Items from a data source:
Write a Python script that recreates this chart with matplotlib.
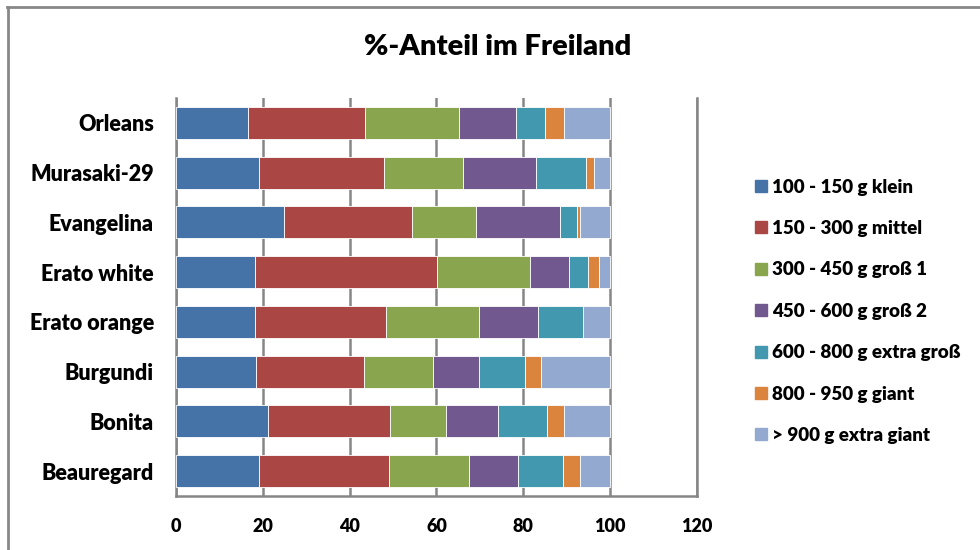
import numpy as np
import matplotlib.pyplot as plt
from matplotlib.lines import Line2D

plt.rcParams['font.family'] = ['Lato', 'DejaVu Sans']

# Varieties, listed bottom to top on the chart
sorten = ["Beauregard", "Bonita", "Burgundi", "Erato orange",
          "Erato white", "Evangelina", "Murasaki-29", "Orleans"]

klassen = ["100 - 150 g klein", "150 - 300 g mittel", "300 - 450 g groß 1",
           "450 - 600 g groß 2", "600 - 800 g extra groß", "800 - 950 g giant",
           "> 900 g extra giant"]

# share (%) per weight class, same order as sorten
klein       = [19.1, 21.2, 18.5, 18.2, 18.2, 24.8, 19.1, 16.5]
mittel      = [29.9, 28.0, 24.8, 30.2, 41.9, 29.6, 28.8, 27.0]
gross1      = [18.6, 12.9, 16.0, 21.3, 21.5, 14.6, 18.1, 21.7]
gross2      = [11.2, 12.1, 10.5, 13.6,  8.9, 19.5, 17.0, 13.1]
extra_gross = [10.4, 11.3, 10.7, 10.5,  4.3,  3.9, 11.5,  6.7]
giant       = [ 3.9,  3.9,  3.6,  0.0,  2.7,  0.7,  1.7,  4.4]
extra_giant = [ 6.9, 10.6, 15.9,  6.2,  2.5,  6.9,  3.8, 10.6]

serien = [klein, mittel, gross1, gross2, extra_gross, giant, extra_giant]
farben = ["#4572A7", "#AA4643", "#89A54E", "#71588F", "#4198AF", "#DB843D", "#93A9CF"]

GEWICHT = "heavy"

fig = plt.figure(figsize=(9.8, 5.5), dpi=100)
ax = fig.add_axes([0.1796, 0.0982, 0.5316, 0.7236])

y = np.arange(len(sorten))
links = np.zeros(len(sorten))
handles = []
for werte, farbe, name in zip(serien, farben, klassen):
    werte = np.array(werte)
    ax.barh(y, werte, left=links, height=0.64, color=farbe,
            edgecolor="white", linewidth=0.6, zorder=3)
    links += werte
    handles.append(Line2D([], [], marker="s", linestyle="none", markersize=8,
                          markerfacecolor=farbe, markeredgecolor=farbe, label=name))

ax.set_xlim(0, 120)
ax.set_ylim(-0.5, len(sorten) - 0.5)
ax.set_xticks(np.arange(0, 121, 20))
ax.set_yticks(y)
ax.set_yticklabels(sorten)
ax.tick_params(axis="both", length=0, colors="black")
ax.tick_params(axis="x", pad=16, labelsize=13)
ax.tick_params(axis="y", pad=16, labelsize=15.5)
for lbl in ax.get_xticklabels() + ax.get_yticklabels():
    lbl.set_fontweight(GEWICHT)
ax.grid(axis="x", color="#868686", linewidth=1.8, zorder=0)

ax.spines["top"].set_visible(False)
for side in ["left", "bottom", "right"]:
    ax.spines[side].set_color("#868686")
    ax.spines[side].set_linewidth(1.8)

fig.text(0.508, 0.914, "%-Anteil im Freiland", ha="center", va="center",
         fontsize=21, fontweight=GEWICHT)

fig.legend(handles=handles, loc="center left", bbox_to_anchor=(0.759, 0.434),
           frameon=False, prop={"size": 13.5, "weight": GEWICHT},
           labelspacing=1.3, handletextpad=0.1, handlelength=1.0, borderaxespad=0)

# outer chart frame
fig.add_artist(Line2D([0.007, 1.0], [0.987, 0.987], color="#888888", linewidth=2,
                      transform=fig.transFigure))
fig.add_artist(Line2D([0.008, 0.008], [0.0, 0.987], color="#888888", linewidth=2,
                      transform=fig.transFigure))

fig.savefig("out.png", dpi=100)
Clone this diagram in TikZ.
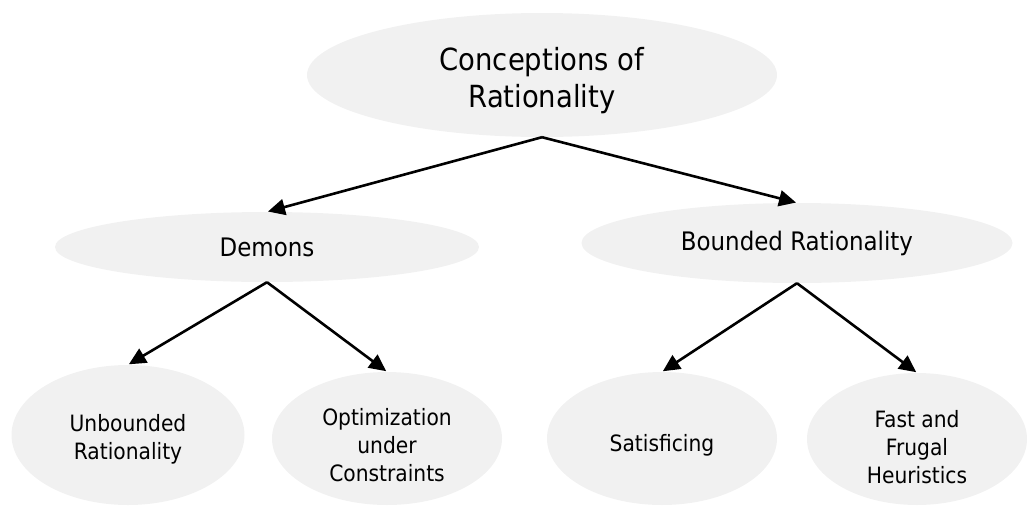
\documentclass[tikz,border=0pt]{standalone}
\usepackage{fontspec}
\setmainfont{DejaVu Sans Condensed}
\usetikzlibrary{shapes.geometric,arrows.meta}
\definecolor{ellfill}{HTML}{F1F1F1}
\tikzset{
  oval/.style={ellipse, fill=ellfill, draw=none, inner sep=0pt, align=center, text=black},
  toptext/.style={font=\fontsize{30.5}{37}\selectfont},
  midtext/.style={font=\fontsize{25.5}{30}\selectfont},
  lowtext/.style={font=\fontsize{22.5}{28}\selectfont},
  txt/.style={align=center, text=black, inner sep=0pt},
  link/.style={line width=2.6pt, -{Triangle[length=17pt,width=16pt]}, shorten >=1pt}
}
\begin{document}
\begin{tikzpicture}[x=1pt,y=-1pt]
\useasboundingbox (0,0) rectangle (1029,507);
\node[oval, minimum width=470pt, minimum height=124pt,
  label={[txt, toptext, yshift=-6pt]center:{Conceptions of\\Rationality}}] (top) at (542,75) {};
\node[oval, midtext, minimum width=424pt, minimum height=70pt] (demons) at (267,247) {Demons};
\node[oval, midtext, minimum width=431pt, minimum height=80pt] (bounded) at (797,243) {Bounded Rationality};
\node[oval, minimum width=233pt, minimum height=140pt,
  label={[txt, lowtext, yshift=-4pt]center:{Unbounded\\Rationality}}] (unb) at (128,435) {};
\node[oval, minimum width=230pt, minimum height=133pt,
  label={[txt, lowtext, yshift=-7pt]center:{Optimization\\under\\Constraints}}] (opt) at (387,438.5) {};
\node[oval, minimum width=230pt, minimum height=133pt,
  label={[txt, lowtext, yshift=-7pt]center:{Satisficing}}] (sat) at (662,438.5) {};
\node[oval, minimum width=220pt, minimum height=132pt,
  label={[txt, lowtext, yshift=-8pt]center:{Fast and\\Frugal\\Heuristics}}] (ffh) at (917,439) {};
\draw[link] (top.south) -- (demons.north);
\draw[link] (top.south) -- (bounded.north);
\draw[link] (demons.south) -- (unb.north);
\draw[link] (demons.south) -- (opt.north);
\draw[link] (bounded.south) -- (sat.north);
\draw[link] (bounded.south) -- (ffh.north);
\end{tikzpicture}
\end{document}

- _WORK REQUIRED_: Working from the listing above, pick out every line that has "this" and copy it.

- _ANSWER_:
Write a Python script that recreates this chart with matplotlib.
Clone this diagram in TikZ.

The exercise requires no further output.